Opening Day is April 1!
In Cincinnati, a hot dog at the ballpark is $1, while in Tampa Bay it’s more than $5. A ballpark beer Arizona is $4; at a Phillies game, it’s a steep $7.25. Not startled yet? Check these prices out: The cheapest seats in Major League Baseball (MLB) are around $15 in Arizona. Compare that to more than $50 at Boston’s Fenway Park. If you want really great seats, Yankee Stadium offers $300-plus premium seating. The average cost to take a family of four to a game is just over $200—four nonpremium tickets, two beers, four soft drinks, four hot dogs, parking, two programs, and two adult-size hats.
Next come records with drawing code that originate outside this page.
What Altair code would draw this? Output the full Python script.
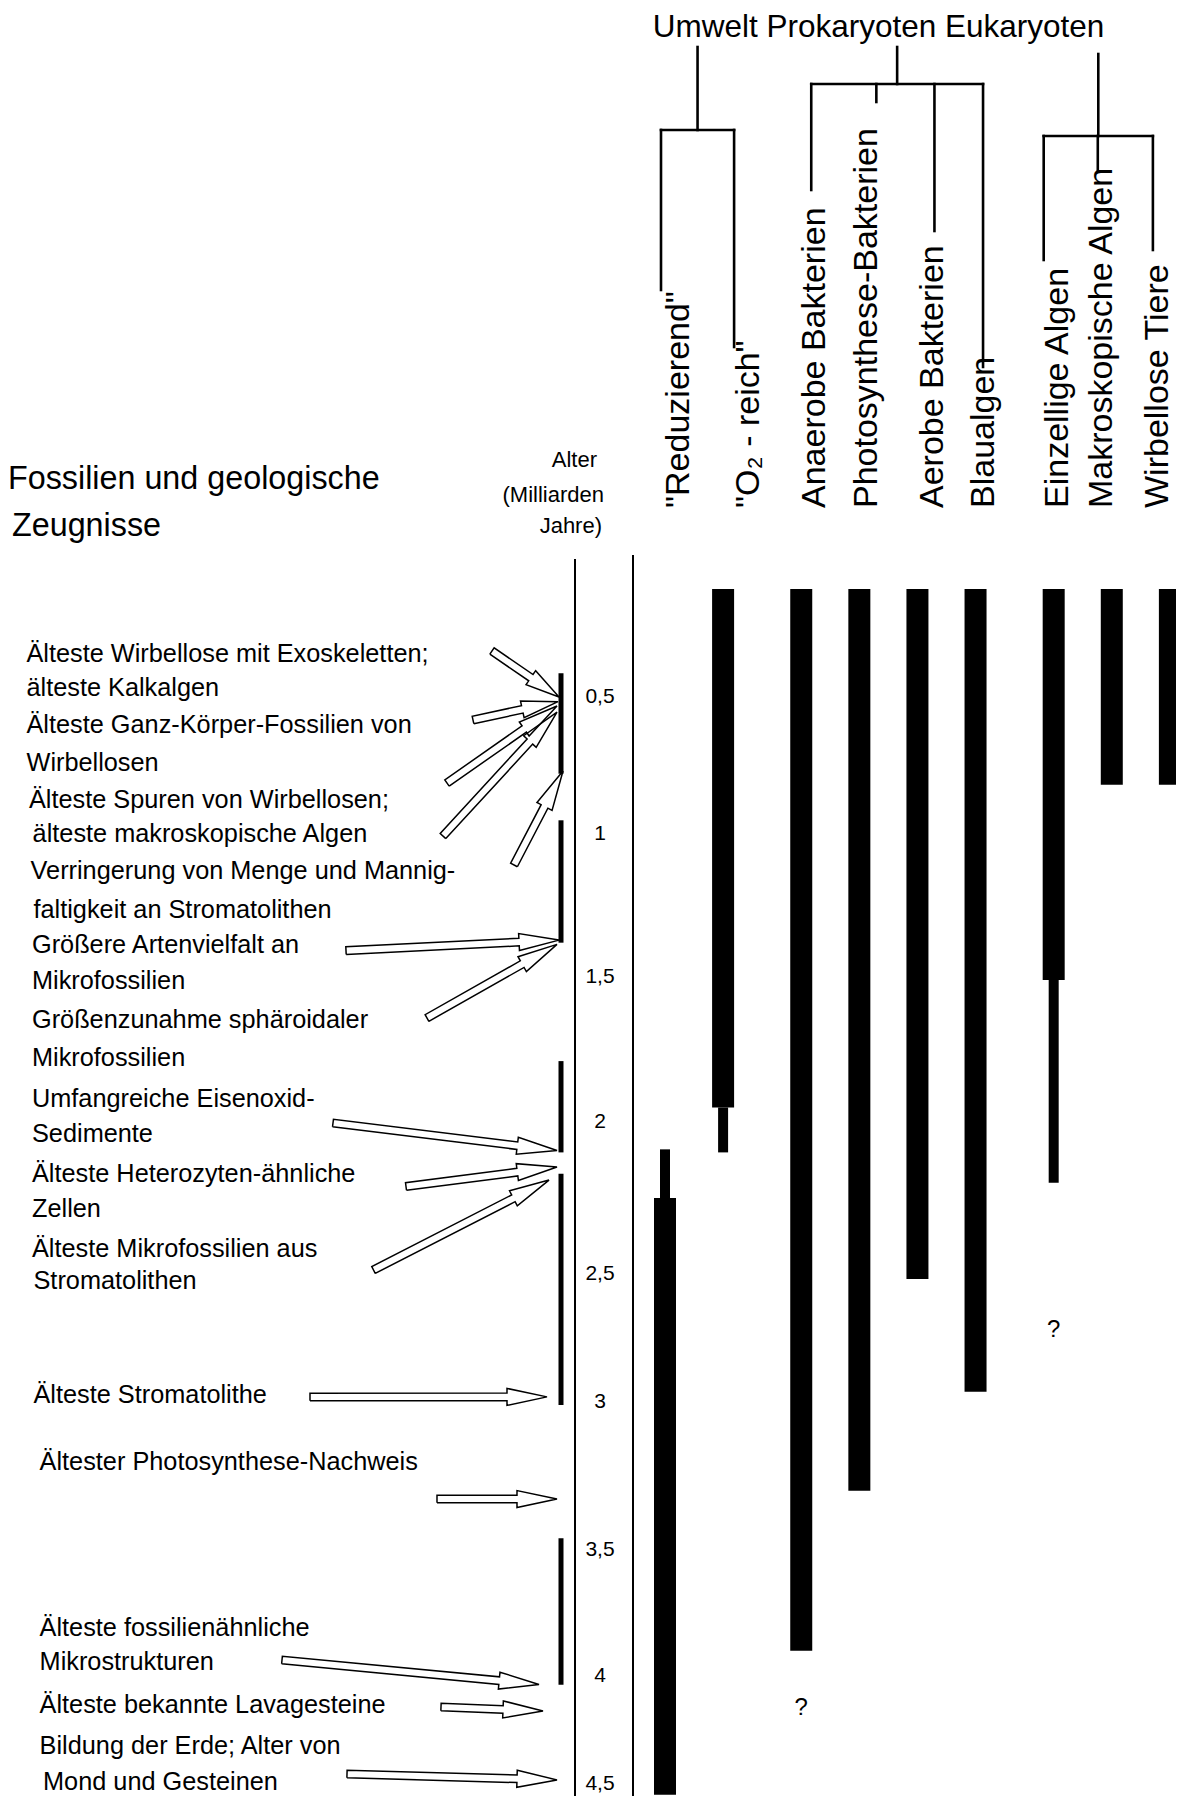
import altair as alt
import pandas as pd
import numpy as np

# ---------------- data ----------------
COLUMNS = ['"Reduzierend"', '"O₂ - reich"', 'Anaerobe Bakterien', 'Photosynthese-Bakterien',
           'Aerobe Bakterien', 'Blaualgen', 'Einzellige Algen', 'Makroskopische Algen',
           'Wirbellose Tiere']
GROUPS = ['Umwelt', 'Umwelt', 'Prokaryoten', 'Prokaryoten', 'Prokaryoten', 'Prokaryoten',
          'Eukaryoten', 'Eukaryoten', 'Eukaryoten']
GROUP_NAMES = ['Umwelt', 'Prokaryoten', 'Eukaryoten']

# main (thick) ranges, age in billions of years
THICK_FROM = [2.25, 0.0, 0.0, 0.0, 0.0, 0.0, 0.0, 0.0, 0.0]
THICK_TO = [4.55, 1.95, 3.9, 3.3, 2.52, 2.96, 1.51, 0.82, 0.82]
# uncertain (thin) extensions
THIN_COL = ['"Reduzierend"', '"O₂ - reich"', 'Einzellige Algen']
THIN_FROM = [2.09, 1.95, 1.51]
THIN_TO = [2.25, 2.10, 2.20]

QUESTION_COL = ['Einzellige Algen', 'Anaerobe Bakterien']
QUESTION_AGE = [2.72, 4.15]

AGE_TICKS = [0.5, 1.0, 1.5, 2.0, 2.5, 3.0, 3.5, 4.0, 4.5]
AGE_LABELS = ['0,5', '1', '1,5', '2', '2,5', '3', '3,5', '4', '4,5']

# black evidence ranges beside the age axis
EVIDENCE_FROM = [0.39, 0.95, 1.79, 2.17, 3.46]
EVIDENCE_TO = [0.78, 1.38, 2.10, 3.01, 4.04]

# events (arrow tips) ages
EVENT_AGE = [0.50, 0.517, 0.533, 0.555, 0.77, 1.371, 1.386, 2.094, 2.148, 2.191,
             2.98, 3.328, 4.039, 4.162, 4.481]

EVENT_LINES = [
    "Älteste Wirbellose mit Exoskeletten;",
    "älteste Kalkalgen",
    "Älteste Ganz-Körper-Fossilien von",
    "Wirbellosen",
    "Älteste Spuren von Wirbellosen;",
    "älteste makroskopische Algen",
    "Verringerung von Menge und Mannig-",
    "faltigkeit an Stromatolithen",
    "Größere Artenvielfalt an",
    "Mikrofossilien",
    "Größenzunahme sphäroidaler",
    "Mikrofossilien",
    "Umfangreiche Eisenoxid-",
    "Sedimente",
    "Älteste Heterozyten-ähnliche",
    "Zellen",
    "Älteste Mikrofossilien aus",
    "Stromatolithen",
    "Älteste Stromatolithe",
    "Ältester Photosynthese-Nachweis",
    "Älteste fossilienähnliche",
    "Mikrostrukturen",
    "Älteste bekannte Lavagesteine",
    "Bildung der Erde; Alter von",
    "Mond und Gesteinen",
]

TITLE = "Umwelt Prokaryoten Eukaryoten"
HEADER = ["Fossilien und geologische", "Zeugnisse"]
AGE_TITLE = ["Alter", "(Milliarden", "Jahre)"]

# ---------------- layout (image pixel coordinates) ----------------
W, H = 1168, 1788
FONT = "Liberation Sans, Arial, Helvetica, sans-serif"
AGE_DOMAIN = [0, 0.5, 1, 1.5, 2, 2.5, 3, 3.5, 4, 4.5, 4.6]
AGE_PX = [589, 697, 834, 977, 1122, 1274, 1402, 1550, 1676, 1784, 1805.6]
GROUP_GAP = 0.345
COL_X0, COL_STEP = 665, 58.1
LABEL_DX = [14, 26, 14, 8, 16, 8.5, 4, -10, -12]       # px offsets of rotated labels
BRANCH_DX = [-4, 11, 10, 17, 17, 7.5, -10, -14, -17]  # px offsets of tree branches

LINE_X = [26.5, 26.5, 26.5, 26.5, 29, 32.6, 30.6, 33.5, 32, 32, 32, 32, 32, 32, 32, 32, 32,
          33.5, 33.5, 39.6, 39.6, 39.6, 39.6, 39.6, 43]
LINE_Y = [661.6, 696, 733, 771, 808, 842, 879, 918, 952.6, 989, 1028, 1066, 1107, 1141.6,
          1182, 1217, 1256.7, 1289, 1403, 1470, 1635.5, 1670, 1713, 1754, 1789.5]

ARROW_TAIL_X = [492, 473, 447, 443, 514, 346, 427, 333, 406, 373.5, 310, 437, 282, 441, 347]
ARROW_TAIL_Y = [651, 720, 783, 836, 865, 950.6, 1018, 1123, 1186.5, 1270, 1397, 1499, 1660, 1707, 1774]
ARROW_TIP_X = [559, 558, 557, 557, 563, 559, 557, 557, 557, 549, 547, 557, 539, 543, 557]
SHAFT_HW, HEAD_HW, HEAD_LEN = 3.8, 8.5, 40

DROP_END = [290, 347, 190, 102, 231, 367, 260, 170, 250]
BRACKET_Y = {'Umwelt': 130, 'Prokaryoten': 84, 'Eukaryoten': 136}
STEM_TOP = {'Umwelt': 47, 'Prokaryoten': 47, 'Eukaryoten': 54}

AGE_TITLE_RIGHT = [597, 604, 602]
AGE_TITLE_BASE = [467, 502, 533]

# ---------------- scales ----------------
slots = [i + GROUP_GAP * GROUP_NAMES.index(g) for i, g in enumerate(GROUPS)]
slot_of = dict(zip(COLUMNS, slots))
SLOT_MAX = max(slots)

col_scale = alt.Scale(domain=[0, SLOT_MAX], range=[COL_X0 - 8, COL_X0 - 8 + COL_STEP * SLOT_MAX],
                      nice=False, zero=False)
age_scale = alt.Scale(domain=AGE_DOMAIN, range=[p - 8 for p in AGE_PX], nice=False, zero=False)
pxx_scale = alt.Scale(domain=[8, 8 + W], range=[0, W], nice=False, zero=False)
pxy_scale = alt.Scale(domain=[8, 8 + H], range=[0, H], nice=False, zero=False)


def XC(f):
    return alt.X(f, type='quantitative', scale=col_scale, axis=None)


def YA(f):
    return alt.Y(f, type='quantitative', scale=age_scale, axis=None)


def XP(f):
    return alt.X(f, type='quantitative', scale=pxx_scale, axis=None)


def YP(f):
    return alt.Y(f, type='quantitative', scale=pxy_scale, axis=None)


# ---------------- tables ----------------
bars = pd.DataFrame({'col': COLUMNS, 'slot': slots, 'a0': THICK_FROM, 'a1': THICK_TO})
thin = pd.DataFrame({'col': THIN_COL, 'slot': [slot_of[c] for c in THIN_COL],
                     'a0': THIN_FROM, 'a1': THIN_TO})
quest = pd.DataFrame({'slot': [slot_of[c] for c in QUESTION_COL], 'age': QUESTION_AGE, 't': '?'})
ticks = pd.DataFrame({'age': AGE_TICKS, 't': AGE_LABELS})
evid = pd.DataFrame({'a0': EVIDENCE_FROM, 'a1': EVIDENCE_TO})
labels = pd.DataFrame({'t': COLUMNS, 'slot': [s + d / COL_STEP for s, d in zip(slots, LABEL_DX)]})
lines_df = pd.DataFrame({'t': EVENT_LINES, 'px': LINE_X, 'py': LINE_Y})
age_title = pd.DataFrame({'t': AGE_TITLE, 'px': AGE_TITLE_RIGHT, 'py': AGE_TITLE_BASE})

# tree segments
branch = [s + d / COL_STEP for s, d in zip(slots, BRANCH_DX)]
seg = []
for g in GROUP_NAMES:
    idx = [i for i, gg in enumerate(GROUPS) if gg == g]
    s0, s1 = branch[idx[0]], branch[idx[-1]]
    mid = (s0 + s1) / 2
    by = BRACKET_Y[g]
    seg.append(dict(x1=s0, x2=s1, y1=by, y2=by))
    seg.append(dict(x1=mid, x2=mid, y1=STEM_TOP[g], y2=by))
    for i in idx:
        seg.append(dict(x1=branch[i], x2=branch[i], y1=by, y2=DROP_END[i]))
tree = pd.DataFrame(seg)

# arrows (outlined)
rows = []
for k, (tx, ty, ptx, age) in enumerate(zip(ARROW_TAIL_X, ARROW_TAIL_Y, ARROW_TIP_X, EVENT_AGE)):
    P = np.array([ptx, np.interp(age, AGE_DOMAIN, AGE_PX)])
    T = np.array([tx, ty])
    d = P - T
    L = np.hypot(*d)
    u = d / L
    n = np.array([-u[1], u[0]])
    hl = min(HEAD_LEN, 0.42 * L)
    B = P - u * hl
    pts = [T + n * SHAFT_HW, B + n * SHAFT_HW, B + n * HEAD_HW, P, B - n * HEAD_HW,
           B - n * SHAFT_HW, T - n * SHAFT_HW, T + n * SHAFT_HW]
    for j, p in enumerate(pts):
        rows.append(dict(arrow=k, v=j, px=float(p[0]), py=float(p[1])))
arrows = pd.DataFrame(rows)

# ---------------- layers ----------------
layers = []

layers.append(alt.Chart(bars).mark_rule(color='black', strokeWidth=22, strokeCap='butt').encode(
    x=XC('slot'), y=YA('a0'), y2='a1'))
layers.append(alt.Chart(thin).mark_rule(color='black', strokeWidth=10, strokeCap='butt').encode(
    x=XC('slot'), y=YA('a0'), y2='a1'))
layers.append(alt.Chart(quest).mark_text(font=FONT, fontSize=24, baseline='middle', color='black').encode(
    x=XC('slot'), y=YA('age'), text='t:N'))
layers.append(alt.Chart(ticks).mark_text(font=FONT, fontSize=21, baseline='middle', align='center',
                                         color='black').encode(
    x=alt.value(600 - 8), y=YA('age'), text='t:N'))
layers.append(alt.Chart(evid).mark_rule(color='black', strokeWidth=5, strokeCap='butt').encode(
    x=alt.value(561 - 8), y=YA('a0'), y2='a1'))

# axis lines
layers.append(alt.Chart(pd.DataFrame({'a': [0]})).mark_rule(color='black', strokeWidth=2).encode(
    x=alt.value(575 - 8), y=alt.value(559 - 8), y2=alt.value(H)))
layers.append(alt.Chart(pd.DataFrame({'a': [0]})).mark_rule(color='black', strokeWidth=2).encode(
    x=alt.value(633 - 8), y=alt.value(555 - 8), y2=alt.value(H)))

# tree
layers.append(alt.Chart(tree).mark_rule(color='black', strokeWidth=2.6, strokeCap='square').encode(
    x=XC('x1'), x2='x2', y=YP('y1'), y2='y2'))

# column labels (rotated)
layers.append(alt.Chart(labels).mark_text(font=FONT, fontSize=34, angle=270, align='left',
                                          baseline='middle', color='black').encode(
    x=XC('slot'), y=alt.value(508 - 8), text='t:N'))

# title
layers.append(alt.Chart(pd.DataFrame({'t': [TITLE]})).mark_text(
    font=FONT, fontSize=31.5, align='center', baseline='alphabetic', color='black').encode(
    x=alt.value(878.5 - 8), y=alt.value(37 - 8), text='t:N'))

# left header
layers.append(alt.Chart(pd.DataFrame({'t': [HEADER[0]]})).mark_text(
    font=FONT, fontSize=32.3, align='left', baseline='alphabetic', color='black').encode(
    x=alt.value(8 - 8), y=alt.value(489 - 8), text='t:N'))
layers.append(alt.Chart(pd.DataFrame({'t': [HEADER[1]]})).mark_text(
    font=FONT, fontSize=32.3, align='left', baseline='alphabetic', color='black').encode(
    x=alt.value(12 - 8), y=alt.value(536 - 8), text='t:N'))

# age title
layers.append(alt.Chart(age_title).mark_text(
    font=FONT, fontSize=22, align='right', baseline='alphabetic', color='black').encode(
    x=XP('px'), y=YP('py'), text='t:N'))

# event texts
layers.append(alt.Chart(lines_df).mark_text(font=FONT, fontSize=25.3, align='left',
                                            baseline='alphabetic', color='black').encode(
    x=XP('px'), y=YP('py'), text='t:N'))

# arrows
layers.append(alt.Chart(arrows).mark_line(color='black', strokeWidth=1.5, strokeJoin='miter').encode(
    x=XP('px'), y=YP('py'), detail='arrow:N', order='v:Q'))

chart = alt.layer(*layers).resolve_scale(x='independent', y='independent').properties(
    width=W, height=H, padding=0, autosize='none', background='white'
).configure_view(stroke=None)

chart.save("out.html", embed_options={"renderer": "svg", "actions": False})
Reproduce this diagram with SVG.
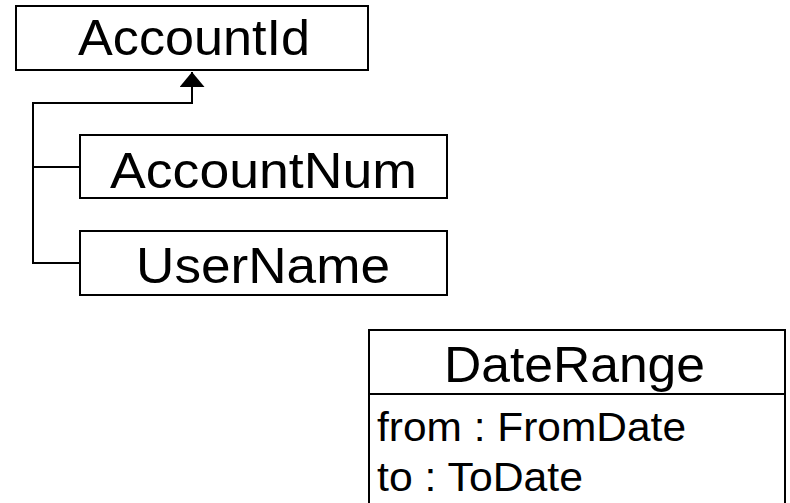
<svg xmlns="http://www.w3.org/2000/svg" width="790" height="503" viewBox="0 0 790 503">
  <defs>
    <style>
      .box { fill: #fff; stroke: #000; stroke-width: 2; }
      .title { font-family: "Liberation Sans", Arial, sans-serif; font-size: 50px; fill: #000; text-anchor: middle; }
      .attr { font-family: "Liberation Sans", Arial, sans-serif; font-size: 41px; fill: #000; }
      .conn { fill: none; stroke: #000; stroke-width: 2; }
    </style>
    <marker id="arrow" viewBox="0 0 15 25" refX="15" refY="12.5" markerWidth="15" markerHeight="25" markerUnits="userSpaceOnUse" orient="auto">
      <path d="M0,0 L15,12.5 L0,25 Z" fill="#000"/>
    </marker>
  </defs>
  <rect width="790" height="503" fill="#fff"/>

  <g id="connectors">
    <path class="conn" d="M80,167 H33 V103 H192 V72" marker-end="url(#arrow)"/>
    <path class="conn" d="M80,263 H33 V167"/>
  </g>

  <g id="AccountId">
    <rect class="box" x="16" y="6" width="352" height="64"/>
    <text class="title" x="194" y="55" textLength="232" lengthAdjust="spacingAndGlyphs">AccountId</text>
  </g>

  <g id="AccountNum">
    <rect class="box" x="80" y="135" width="367" height="63"/>
    <text class="title" x="263.5" y="188" textLength="307" lengthAdjust="spacingAndGlyphs">AccountNum</text>
  </g>

  <g id="UserName">
    <rect class="box" x="80" y="231" width="367" height="64"/>
    <text class="title" x="263" y="283" textLength="254" lengthAdjust="spacingAndGlyphs">UserName</text>
  </g>

  <g id="DateRange">
    <rect class="box" x="369" y="330" width="416" height="190"/>
    <line x1="369" y1="394" x2="785" y2="394" stroke="#000" stroke-width="2"/>
    <text class="title" x="574.5" y="382" textLength="261" lengthAdjust="spacingAndGlyphs">DateRange</text>
    <text class="attr" x="377" y="441" textLength="309" lengthAdjust="spacingAndGlyphs">from : FromDate</text>
    <text class="attr" x="377" y="491" textLength="206" lengthAdjust="spacingAndGlyphs">to : ToDate</text>
  </g>
</svg>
That is, in a word, expensive.
In 2012, the average MLB player’s salary was $3,440,000, a 3.8 percent increase over 2011. General managers make somewhere between $500,000 and $2,000,000 a year. I won’t mention owners, because their income is (forgive me) out of the park. In the last year, the average MLB team’s value increased over 16 percent, and the MLB grossed $6.6 billion. I daresay MLB players and other professional athletes may be among the few who haven’t suffered in the last several years from our beaten, battered, and bruised economy.